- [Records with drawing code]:

'''

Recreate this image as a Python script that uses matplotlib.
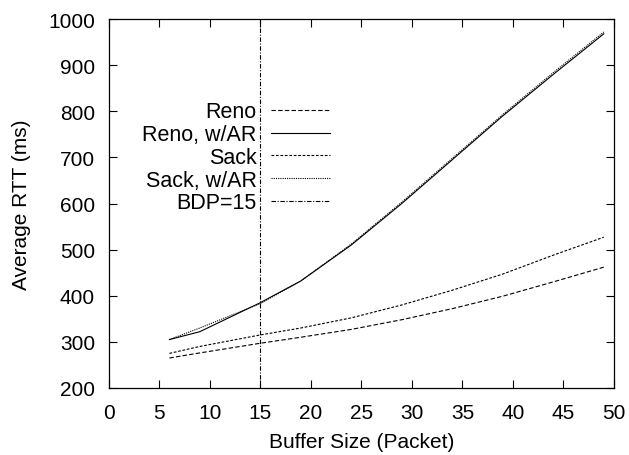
import matplotlib
matplotlib.use("Agg")
import matplotlib.pyplot as plt

plt.rcParams["font.family"] = ["Liberation Sans", "DejaVu Sans"]

# buffer sizes (packets)
buffer_sizes = [6, 9, 15, 19, 24, 29, 34, 39, 44, 49]

# average RTT (ms)
reno = [265, 276, 297, 310, 327, 348, 372, 399, 430, 462]
reno_ar = [305, 322, 385, 432, 510, 600, 695, 790, 880, 968]
sack = [275, 290, 315, 330, 352, 380, 412, 447, 488, 527]
sack_ar = [305, 330, 383, 432, 512, 603, 698, 793, 884, 972]

bdp = 15

fig = plt.figure(figsize=(6.29, 4.56), dpi=100)
ax = fig.add_axes([0.173, 0.147, 0.803, 0.809])

lw = 0.8
ax.plot(buffer_sizes, reno, color="black", lw=lw, linestyle=(0, (4, 2)), label="Reno")
ax.plot(buffer_sizes, reno_ar, color="black", lw=lw, linestyle="-", label="Reno, w/AR")
ax.plot(buffer_sizes, sack, color="black", lw=lw, linestyle=(0, (2.5, 1.5)), label="Sack")
ax.plot(buffer_sizes, sack_ar, color="black", lw=lw, linestyle=(0, (1, 1)), label="Sack, w/AR")
ax.axvline(bdp, color="black", lw=lw, linestyle=(0, (4, 1.5, 1, 1.5)), label="BDP=15")

ax.set_xlim(0, 50)
ax.set_ylim(200, 1000)
ax.set_xticks(range(0, 51, 5))
ax.set_yticks(range(200, 1001, 100))
ax.tick_params(direction="in", top=True, right=True, labelsize=15, length=6, width=0.8)
ax.tick_params(axis="y", pad=10)
ax.tick_params(axis="x", pad=11)
for spine in ax.spines.values():
    spine.set_linewidth(0.9)

ax.set_xlabel("Buffer Size (Packet)", fontsize=15, labelpad=7)
ax.set_ylabel("Average RTT (ms)", fontsize=15, labelpad=12)

ax.legend(loc="upper right", bbox_to_anchor=(0.455, 0.80), frameon=False, markerfirst=False,
          fontsize=15.5, handlelength=2.75, handletextpad=0.65, labelspacing=0.08,
          borderaxespad=0)

fig.savefig("out.png", dpi=100)
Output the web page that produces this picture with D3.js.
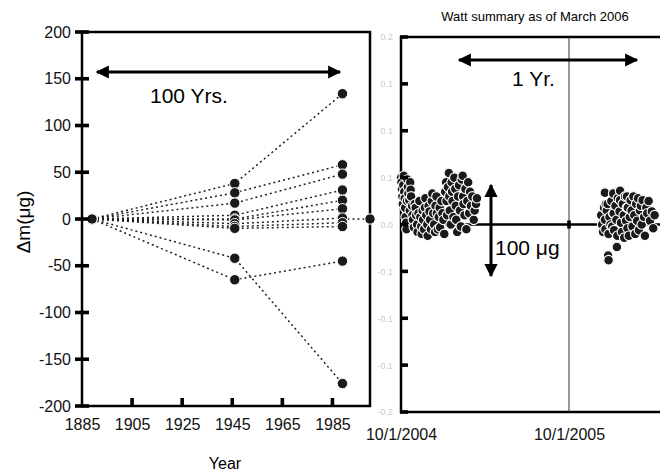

'''

- [Problem to solve]: Retype the whole listing, keeping every line identical and omitting all pictures.

- [The completed task]:
Recreate this image as a Python script that uses matplotlib.
import matplotlib
matplotlib.use("Agg")
import matplotlib.pyplot as plt

plt.rcParams["font.family"] = ["Liberation Sans", "DejaVu Sans"]

# buffer sizes (packets)
buffer_sizes = [6, 9, 15, 19, 24, 29, 34, 39, 44, 49]

# average RTT (ms)
reno = [265, 276, 297, 310, 327, 348, 372, 399, 430, 462]
reno_ar = [305, 322, 385, 432, 510, 600, 695, 790, 880, 968]
sack = [275, 290, 315, 330, 352, 380, 412, 447, 488, 527]
sack_ar = [305, 330, 383, 432, 512, 603, 698, 793, 884, 972]

bdp = 15

fig = plt.figure(figsize=(6.29, 4.56), dpi=100)
ax = fig.add_axes([0.173, 0.147, 0.803, 0.809])

lw = 0.8
ax.plot(buffer_sizes, reno, color="black", lw=lw, linestyle=(0, (4, 2)), label="Reno")
ax.plot(buffer_sizes, reno_ar, color="black", lw=lw, linestyle="-", label="Reno, w/AR")
ax.plot(buffer_sizes, sack, color="black", lw=lw, linestyle=(0, (2.5, 1.5)), label="Sack")
ax.plot(buffer_sizes, sack_ar, color="black", lw=lw, linestyle=(0, (1, 1)), label="Sack, w/AR")
ax.axvline(bdp, color="black", lw=lw, linestyle=(0, (4, 1.5, 1, 1.5)), label="BDP=15")

ax.set_xlim(0, 50)
ax.set_ylim(200, 1000)
ax.set_xticks(range(0, 51, 5))
ax.set_yticks(range(200, 1001, 100))
ax.tick_params(direction="in", top=True, right=True, labelsize=15, length=6, width=0.8)
ax.tick_params(axis="y", pad=10)
ax.tick_params(axis="x", pad=11)
for spine in ax.spines.values():
    spine.set_linewidth(0.9)

ax.set_xlabel("Buffer Size (Packet)", fontsize=15, labelpad=7)
ax.set_ylabel("Average RTT (ms)", fontsize=15, labelpad=12)

ax.legend(loc="upper right", bbox_to_anchor=(0.455, 0.80), frameon=False, markerfirst=False,
          fontsize=15.5, handlelength=2.75, handletextpad=0.65, labelspacing=0.08,
          borderaxespad=0)

fig.savefig("out.png", dpi=100)
Output the web page that produces this picture with D3.js.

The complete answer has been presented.